Direction: Return all the data below as it stands, minus the pictures.

+++

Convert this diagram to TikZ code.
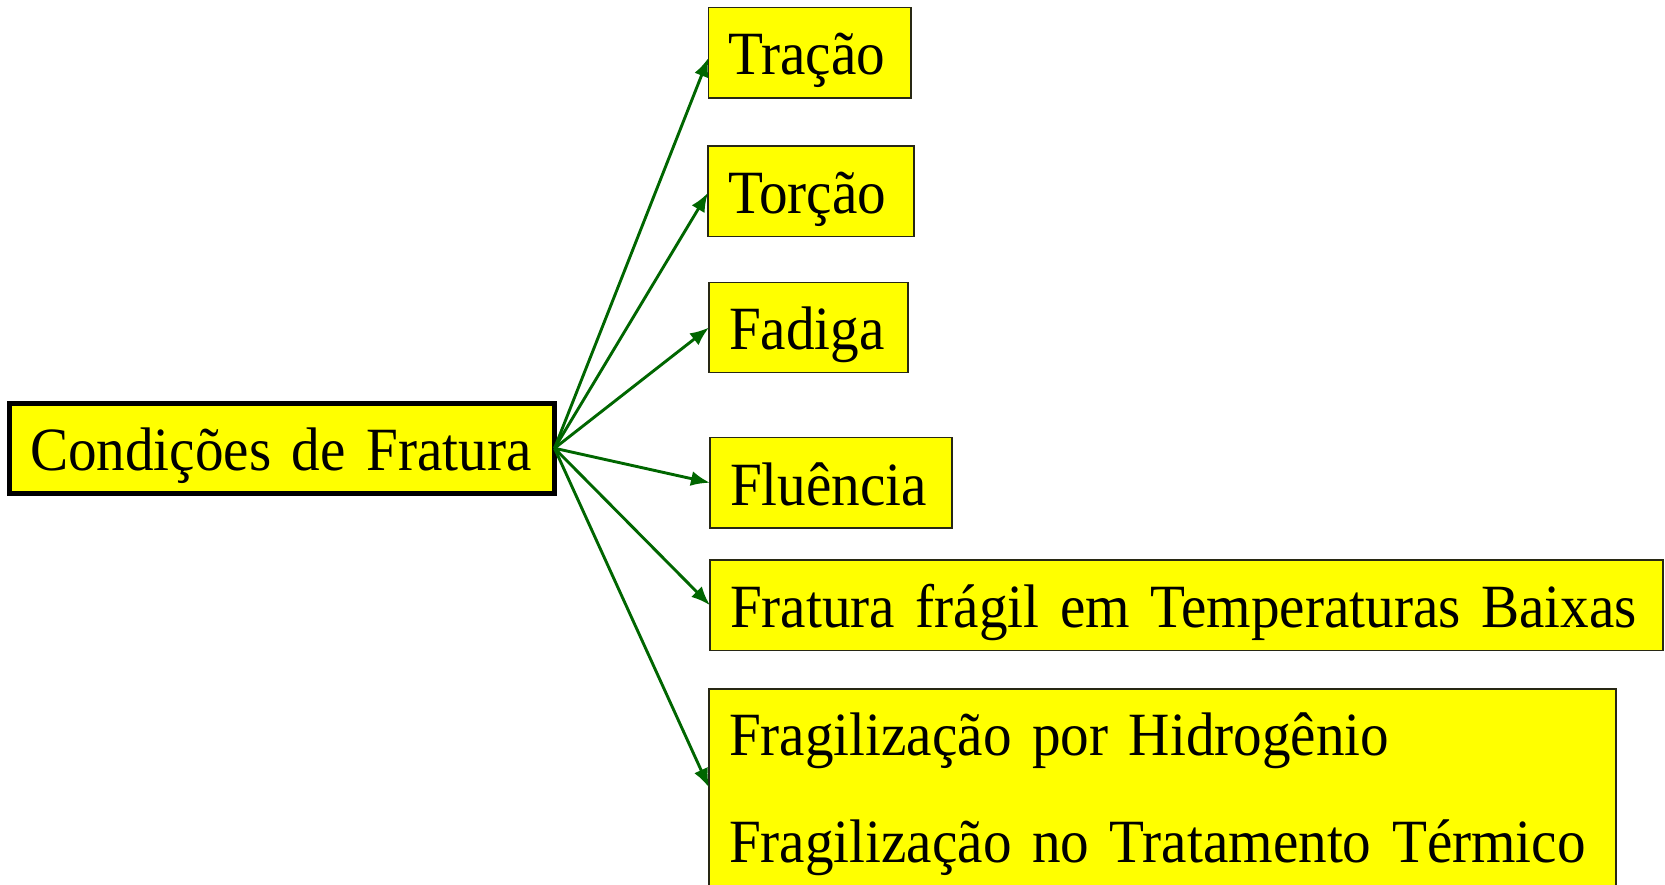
\documentclass[tikz,border=0pt]{standalone}
\usepackage{fontspec}
\setmainfont[FakeStretch=0.93]{Liberation Serif}
\usetikzlibrary{arrows.meta}
\definecolor{boxyellow}{RGB}{255,255,0}
\definecolor{arrowgreen}{RGB}{0,102,0}
\definecolor{boxline}{RGB}{40,40,20}
\begin{document}
\begin{tikzpicture}[x=1pt,y=-1pt,
  box/.style={draw=boxline, line width=1.2pt, fill=boxyellow, anchor=north west,
    inner xsep=20pt, inner ysep=0pt, outer sep=0pt, align=left,
    font=\fontsize{61.5}{107}\selectfont},
  conn/.style={draw=arrowgreen, line width=2.9pt, -{Latex[length=19pt,width=15pt]}}]
\useasboundingbox (0,0) rectangle (1665,884);
\node[box, draw=black, line width=5pt, inner xsep=20.5pt, text width=504pt, text height=67pt, text depth=23.5pt] (main) at (9.5,403) {\mbox{Condições de Fratura}};
\node[box, text width=162.5pt, text height=66.5pt, text depth=24pt] (tracao) at (708.5,7.5) {\mbox{Tração}};
\node[box, text width=166pt, text height=67pt, text depth=23.5pt] (torcao) at (708,146) {\mbox{Torção}};
\node[box, text width=159pt, text height=66.5pt, text depth=23.5pt] (fadiga) at (709,282.5) {\mbox{Fadiga}};
\node[box, text width=202pt, text height=67.5pt, text depth=23pt] (fluencia) at (710,437.5) {\mbox{Fluência}};
\node[box, text width=913pt, text height=67pt, text depth=23.5pt] (fratura) at (710,560) {\mbox{Fratura frágil em Temperaturas Baixas}};
\node[box, text width=867pt, text height=66pt, text depth=131pt] (fragil) at (709,689) {\mbox{Fragilização por Hidrogênio}\\\mbox{Fragilização no Tratamento Térmico}};
\draw[conn] (main.east) -- ([yshift=-5pt]tracao.west);
\draw[conn] (main.east) -- ([yshift=-1.5pt]torcao.west);
\foreach \t in {fadiga,fluencia,fratura,fragil}
  \draw[conn] (main.east) -- (\t.west);
\end{tikzpicture}
\end{document}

+++

Output:
Convert this diagram to TikZ code.
\documentclass[tikz,border=0pt]{standalone}
\usepackage{fontspec}
\setmainfont[FakeStretch=0.93]{Liberation Serif}
\usetikzlibrary{arrows.meta}
\definecolor{boxyellow}{RGB}{255,255,0}
\definecolor{arrowgreen}{RGB}{0,102,0}
\definecolor{boxline}{RGB}{40,40,20}
\begin{document}
\begin{tikzpicture}[x=1pt,y=-1pt,
  box/.style={draw=boxline, line width=1.2pt, fill=boxyellow, anchor=north west,
    inner xsep=20pt, inner ysep=0pt, outer sep=0pt, align=left,
    font=\fontsize{61.5}{107}\selectfont},
  conn/.style={draw=arrowgreen, line width=2.9pt, -{Latex[length=19pt,width=15pt]}}]
\useasboundingbox (0,0) rectangle (1665,884);
\node[box, draw=black, line width=5pt, inner xsep=20.5pt, text width=504pt, text height=67pt, text depth=23.5pt] (main) at (9.5,403) {\mbox{Condições de Fratura}};
\node[box, text width=162.5pt, text height=66.5pt, text depth=24pt] (tracao) at (708.5,7.5) {\mbox{Tração}};
\node[box, text width=166pt, text height=67pt, text depth=23.5pt] (torcao) at (708,146) {\mbox{Torção}};
\node[box, text width=159pt, text height=66.5pt, text depth=23.5pt] (fadiga) at (709,282.5) {\mbox{Fadiga}};
\node[box, text width=202pt, text height=67.5pt, text depth=23pt] (fluencia) at (710,437.5) {\mbox{Fluência}};
\node[box, text width=913pt, text height=67pt, text depth=23.5pt] (fratura) at (710,560) {\mbox{Fratura frágil em Temperaturas Baixas}};
\node[box, text width=867pt, text height=66pt, text depth=131pt] (fragil) at (709,689) {\mbox{Fragilização por Hidrogênio}\\\mbox{Fragilização no Tratamento Térmico}};
\draw[conn] (main.east) -- ([yshift=-5pt]tracao.west);
\draw[conn] (main.east) -- ([yshift=-1.5pt]torcao.west);
\foreach \t in {fadiga,fluencia,fratura,fragil}
  \draw[conn] (main.east) -- (\t.west);
\end{tikzpicture}
\end{document}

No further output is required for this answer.